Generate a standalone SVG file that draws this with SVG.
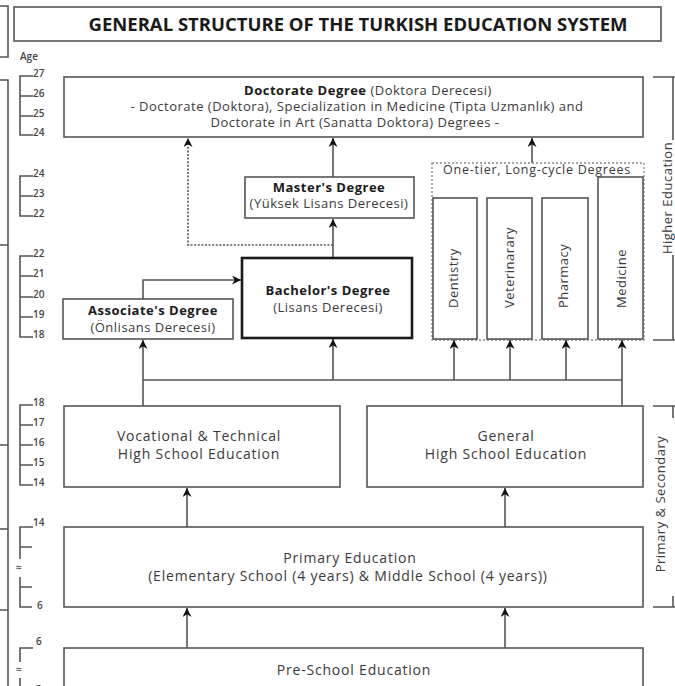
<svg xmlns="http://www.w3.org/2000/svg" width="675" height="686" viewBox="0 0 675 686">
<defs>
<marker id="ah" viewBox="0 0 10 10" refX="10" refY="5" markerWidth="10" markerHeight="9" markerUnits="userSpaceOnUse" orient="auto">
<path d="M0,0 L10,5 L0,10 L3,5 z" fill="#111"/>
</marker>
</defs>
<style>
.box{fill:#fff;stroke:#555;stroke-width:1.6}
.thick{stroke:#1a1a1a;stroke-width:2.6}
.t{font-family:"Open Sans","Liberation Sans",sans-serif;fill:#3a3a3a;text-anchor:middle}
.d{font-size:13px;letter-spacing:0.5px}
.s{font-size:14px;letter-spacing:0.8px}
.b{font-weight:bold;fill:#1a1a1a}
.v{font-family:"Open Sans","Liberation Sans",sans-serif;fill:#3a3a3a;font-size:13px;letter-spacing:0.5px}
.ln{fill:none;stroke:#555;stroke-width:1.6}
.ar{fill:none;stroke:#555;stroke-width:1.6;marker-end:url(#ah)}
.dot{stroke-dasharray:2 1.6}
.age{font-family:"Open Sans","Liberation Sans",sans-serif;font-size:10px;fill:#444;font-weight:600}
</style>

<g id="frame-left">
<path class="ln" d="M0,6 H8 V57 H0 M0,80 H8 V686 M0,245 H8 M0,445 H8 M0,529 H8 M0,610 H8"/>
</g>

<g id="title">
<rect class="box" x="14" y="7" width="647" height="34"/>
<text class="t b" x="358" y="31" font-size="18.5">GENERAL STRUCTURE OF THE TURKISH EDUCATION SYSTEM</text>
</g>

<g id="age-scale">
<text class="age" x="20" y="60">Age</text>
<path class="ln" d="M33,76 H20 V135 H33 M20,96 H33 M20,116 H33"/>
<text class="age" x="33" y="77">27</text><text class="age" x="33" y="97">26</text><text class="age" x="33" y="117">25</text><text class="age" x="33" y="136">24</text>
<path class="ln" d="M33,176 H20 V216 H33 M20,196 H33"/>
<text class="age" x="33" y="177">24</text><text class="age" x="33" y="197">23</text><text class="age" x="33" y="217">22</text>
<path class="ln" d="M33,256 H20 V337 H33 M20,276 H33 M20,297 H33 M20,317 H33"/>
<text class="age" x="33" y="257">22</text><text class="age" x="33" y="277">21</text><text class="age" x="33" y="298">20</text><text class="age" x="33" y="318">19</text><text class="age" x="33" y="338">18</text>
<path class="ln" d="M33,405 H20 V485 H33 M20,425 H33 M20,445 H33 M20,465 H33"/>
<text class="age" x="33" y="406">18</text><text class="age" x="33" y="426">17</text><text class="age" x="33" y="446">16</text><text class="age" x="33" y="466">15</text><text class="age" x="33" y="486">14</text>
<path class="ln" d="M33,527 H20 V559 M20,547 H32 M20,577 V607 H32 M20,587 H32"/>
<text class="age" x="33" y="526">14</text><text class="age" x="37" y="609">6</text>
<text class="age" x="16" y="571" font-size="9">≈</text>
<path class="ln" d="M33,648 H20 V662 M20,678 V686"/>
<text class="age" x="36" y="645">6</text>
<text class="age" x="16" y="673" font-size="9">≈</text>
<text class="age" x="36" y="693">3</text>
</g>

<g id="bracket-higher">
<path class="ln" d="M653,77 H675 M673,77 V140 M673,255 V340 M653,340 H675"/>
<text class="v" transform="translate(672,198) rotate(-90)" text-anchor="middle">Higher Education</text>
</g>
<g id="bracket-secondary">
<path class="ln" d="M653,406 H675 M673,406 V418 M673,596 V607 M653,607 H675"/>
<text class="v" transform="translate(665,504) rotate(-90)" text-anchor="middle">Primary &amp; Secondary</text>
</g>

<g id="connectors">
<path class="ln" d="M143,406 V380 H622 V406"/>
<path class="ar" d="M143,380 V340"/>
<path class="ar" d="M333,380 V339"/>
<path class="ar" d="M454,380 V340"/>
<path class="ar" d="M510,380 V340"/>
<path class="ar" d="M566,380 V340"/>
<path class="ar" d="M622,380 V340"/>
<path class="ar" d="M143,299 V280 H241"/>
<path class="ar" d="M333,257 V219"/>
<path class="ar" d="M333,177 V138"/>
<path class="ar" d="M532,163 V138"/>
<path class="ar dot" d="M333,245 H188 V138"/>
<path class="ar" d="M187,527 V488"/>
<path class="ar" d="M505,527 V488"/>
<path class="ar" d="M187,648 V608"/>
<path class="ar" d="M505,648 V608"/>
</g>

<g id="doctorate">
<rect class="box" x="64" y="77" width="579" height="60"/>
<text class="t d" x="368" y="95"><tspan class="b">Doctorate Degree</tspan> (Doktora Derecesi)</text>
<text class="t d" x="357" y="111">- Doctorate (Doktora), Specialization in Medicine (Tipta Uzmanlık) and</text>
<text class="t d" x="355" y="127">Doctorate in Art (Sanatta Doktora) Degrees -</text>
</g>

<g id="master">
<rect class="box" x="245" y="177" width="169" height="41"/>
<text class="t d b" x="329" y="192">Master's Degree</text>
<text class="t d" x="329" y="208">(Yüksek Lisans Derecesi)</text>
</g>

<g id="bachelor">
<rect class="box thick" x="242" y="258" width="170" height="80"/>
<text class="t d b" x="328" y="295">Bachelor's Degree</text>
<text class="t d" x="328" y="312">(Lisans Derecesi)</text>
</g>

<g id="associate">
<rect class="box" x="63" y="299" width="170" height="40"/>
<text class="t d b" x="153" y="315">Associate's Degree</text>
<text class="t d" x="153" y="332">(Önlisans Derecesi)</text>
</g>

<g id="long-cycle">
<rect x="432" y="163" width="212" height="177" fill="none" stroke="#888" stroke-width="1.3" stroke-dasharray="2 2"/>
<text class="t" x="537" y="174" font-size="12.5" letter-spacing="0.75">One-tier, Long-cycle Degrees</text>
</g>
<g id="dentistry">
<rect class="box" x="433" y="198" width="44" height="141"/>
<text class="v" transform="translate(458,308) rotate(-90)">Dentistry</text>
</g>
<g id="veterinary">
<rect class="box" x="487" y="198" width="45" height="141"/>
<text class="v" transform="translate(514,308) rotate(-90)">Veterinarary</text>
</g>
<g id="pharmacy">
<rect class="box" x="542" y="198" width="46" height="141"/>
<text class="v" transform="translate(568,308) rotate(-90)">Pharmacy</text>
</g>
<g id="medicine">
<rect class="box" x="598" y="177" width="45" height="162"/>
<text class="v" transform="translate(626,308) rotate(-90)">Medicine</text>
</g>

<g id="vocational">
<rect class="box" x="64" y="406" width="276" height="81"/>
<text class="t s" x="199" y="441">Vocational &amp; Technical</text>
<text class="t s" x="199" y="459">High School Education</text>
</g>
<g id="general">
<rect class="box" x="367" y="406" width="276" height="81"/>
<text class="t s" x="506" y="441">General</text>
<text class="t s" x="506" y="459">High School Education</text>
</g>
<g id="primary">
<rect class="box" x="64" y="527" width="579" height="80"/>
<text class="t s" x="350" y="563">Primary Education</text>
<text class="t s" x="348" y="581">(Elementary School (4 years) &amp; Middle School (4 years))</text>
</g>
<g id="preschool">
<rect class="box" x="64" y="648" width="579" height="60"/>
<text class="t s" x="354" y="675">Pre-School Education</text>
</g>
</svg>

+-------+

Aim of the task: Return to the listing above and set it down exactly, leaving out its pictures.

Written response:
Generate a standalone SVG file that draws this with SVG.
<svg xmlns="http://www.w3.org/2000/svg" width="675" height="686" viewBox="0 0 675 686">
<defs>
<marker id="ah" viewBox="0 0 10 10" refX="10" refY="5" markerWidth="10" markerHeight="9" markerUnits="userSpaceOnUse" orient="auto">
<path d="M0,0 L10,5 L0,10 L3,5 z" fill="#111"/>
</marker>
</defs>
<style>
.box{fill:#fff;stroke:#555;stroke-width:1.6}
.thick{stroke:#1a1a1a;stroke-width:2.6}
.t{font-family:"Open Sans","Liberation Sans",sans-serif;fill:#3a3a3a;text-anchor:middle}
.d{font-size:13px;letter-spacing:0.5px}
.s{font-size:14px;letter-spacing:0.8px}
.b{font-weight:bold;fill:#1a1a1a}
.v{font-family:"Open Sans","Liberation Sans",sans-serif;fill:#3a3a3a;font-size:13px;letter-spacing:0.5px}
.ln{fill:none;stroke:#555;stroke-width:1.6}
.ar{fill:none;stroke:#555;stroke-width:1.6;marker-end:url(#ah)}
.dot{stroke-dasharray:2 1.6}
.age{font-family:"Open Sans","Liberation Sans",sans-serif;font-size:10px;fill:#444;font-weight:600}
</style>

<g id="frame-left">
<path class="ln" d="M0,6 H8 V57 H0 M0,80 H8 V686 M0,245 H8 M0,445 H8 M0,529 H8 M0,610 H8"/>
</g>

<g id="title">
<rect class="box" x="14" y="7" width="647" height="34"/>
<text class="t b" x="358" y="31" font-size="18.5">GENERAL STRUCTURE OF THE TURKISH EDUCATION SYSTEM</text>
</g>

<g id="age-scale">
<text class="age" x="20" y="60">Age</text>
<path class="ln" d="M33,76 H20 V135 H33 M20,96 H33 M20,116 H33"/>
<text class="age" x="33" y="77">27</text><text class="age" x="33" y="97">26</text><text class="age" x="33" y="117">25</text><text class="age" x="33" y="136">24</text>
<path class="ln" d="M33,176 H20 V216 H33 M20,196 H33"/>
<text class="age" x="33" y="177">24</text><text class="age" x="33" y="197">23</text><text class="age" x="33" y="217">22</text>
<path class="ln" d="M33,256 H20 V337 H33 M20,276 H33 M20,297 H33 M20,317 H33"/>
<text class="age" x="33" y="257">22</text><text class="age" x="33" y="277">21</text><text class="age" x="33" y="298">20</text><text class="age" x="33" y="318">19</text><text class="age" x="33" y="338">18</text>
<path class="ln" d="M33,405 H20 V485 H33 M20,425 H33 M20,445 H33 M20,465 H33"/>
<text class="age" x="33" y="406">18</text><text class="age" x="33" y="426">17</text><text class="age" x="33" y="446">16</text><text class="age" x="33" y="466">15</text><text class="age" x="33" y="486">14</text>
<path class="ln" d="M33,527 H20 V559 M20,547 H32 M20,577 V607 H32 M20,587 H32"/>
<text class="age" x="33" y="526">14</text><text class="age" x="37" y="609">6</text>
<text class="age" x="16" y="571" font-size="9">≈</text>
<path class="ln" d="M33,648 H20 V662 M20,678 V686"/>
<text class="age" x="36" y="645">6</text>
<text class="age" x="16" y="673" font-size="9">≈</text>
<text class="age" x="36" y="693">3</text>
</g>

<g id="bracket-higher">
<path class="ln" d="M653,77 H675 M673,77 V140 M673,255 V340 M653,340 H675"/>
<text class="v" transform="translate(672,198) rotate(-90)" text-anchor="middle">Higher Education</text>
</g>
<g id="bracket-secondary">
<path class="ln" d="M653,406 H675 M673,406 V418 M673,596 V607 M653,607 H675"/>
<text class="v" transform="translate(665,504) rotate(-90)" text-anchor="middle">Primary &amp; Secondary</text>
</g>

<g id="connectors">
<path class="ln" d="M143,406 V380 H622 V406"/>
<path class="ar" d="M143,380 V340"/>
<path class="ar" d="M333,380 V339"/>
<path class="ar" d="M454,380 V340"/>
<path class="ar" d="M510,380 V340"/>
<path class="ar" d="M566,380 V340"/>
<path class="ar" d="M622,380 V340"/>
<path class="ar" d="M143,299 V280 H241"/>
<path class="ar" d="M333,257 V219"/>
<path class="ar" d="M333,177 V138"/>
<path class="ar" d="M532,163 V138"/>
<path class="ar dot" d="M333,245 H188 V138"/>
<path class="ar" d="M187,527 V488"/>
<path class="ar" d="M505,527 V488"/>
<path class="ar" d="M187,648 V608"/>
<path class="ar" d="M505,648 V608"/>
</g>

<g id="doctorate">
<rect class="box" x="64" y="77" width="579" height="60"/>
<text class="t d" x="368" y="95"><tspan class="b">Doctorate Degree</tspan> (Doktora Derecesi)</text>
<text class="t d" x="357" y="111">- Doctorate (Doktora), Specialization in Medicine (Tipta Uzmanlık) and</text>
<text class="t d" x="355" y="127">Doctorate in Art (Sanatta Doktora) Degrees -</text>
</g>

<g id="master">
<rect class="box" x="245" y="177" width="169" height="41"/>
<text class="t d b" x="329" y="192">Master's Degree</text>
<text class="t d" x="329" y="208">(Yüksek Lisans Derecesi)</text>
</g>

<g id="bachelor">
<rect class="box thick" x="242" y="258" width="170" height="80"/>
<text class="t d b" x="328" y="295">Bachelor's Degree</text>
<text class="t d" x="328" y="312">(Lisans Derecesi)</text>
</g>

<g id="associate">
<rect class="box" x="63" y="299" width="170" height="40"/>
<text class="t d b" x="153" y="315">Associate's Degree</text>
<text class="t d" x="153" y="332">(Önlisans Derecesi)</text>
</g>

<g id="long-cycle">
<rect x="432" y="163" width="212" height="177" fill="none" stroke="#888" stroke-width="1.3" stroke-dasharray="2 2"/>
<text class="t" x="537" y="174" font-size="12.5" letter-spacing="0.75">One-tier, Long-cycle Degrees</text>
</g>
<g id="dentistry">
<rect class="box" x="433" y="198" width="44" height="141"/>
<text class="v" transform="translate(458,308) rotate(-90)">Dentistry</text>
</g>
<g id="veterinary">
<rect class="box" x="487" y="198" width="45" height="141"/>
<text class="v" transform="translate(514,308) rotate(-90)">Veterinarary</text>
</g>
<g id="pharmacy">
<rect class="box" x="542" y="198" width="46" height="141"/>
<text class="v" transform="translate(568,308) rotate(-90)">Pharmacy</text>
</g>
<g id="medicine">
<rect class="box" x="598" y="177" width="45" height="162"/>
<text class="v" transform="translate(626,308) rotate(-90)">Medicine</text>
</g>

<g id="vocational">
<rect class="box" x="64" y="406" width="276" height="81"/>
<text class="t s" x="199" y="441">Vocational &amp; Technical</text>
<text class="t s" x="199" y="459">High School Education</text>
</g>
<g id="general">
<rect class="box" x="367" y="406" width="276" height="81"/>
<text class="t s" x="506" y="441">General</text>
<text class="t s" x="506" y="459">High School Education</text>
</g>
<g id="primary">
<rect class="box" x="64" y="527" width="579" height="80"/>
<text class="t s" x="350" y="563">Primary Education</text>
<text class="t s" x="348" y="581">(Elementary School (4 years) &amp; Middle School (4 years))</text>
</g>
<g id="preschool">
<rect class="box" x="64" y="648" width="579" height="60"/>
<text class="t s" x="354" y="675">Pre-School Education</text>
</g>
</svg>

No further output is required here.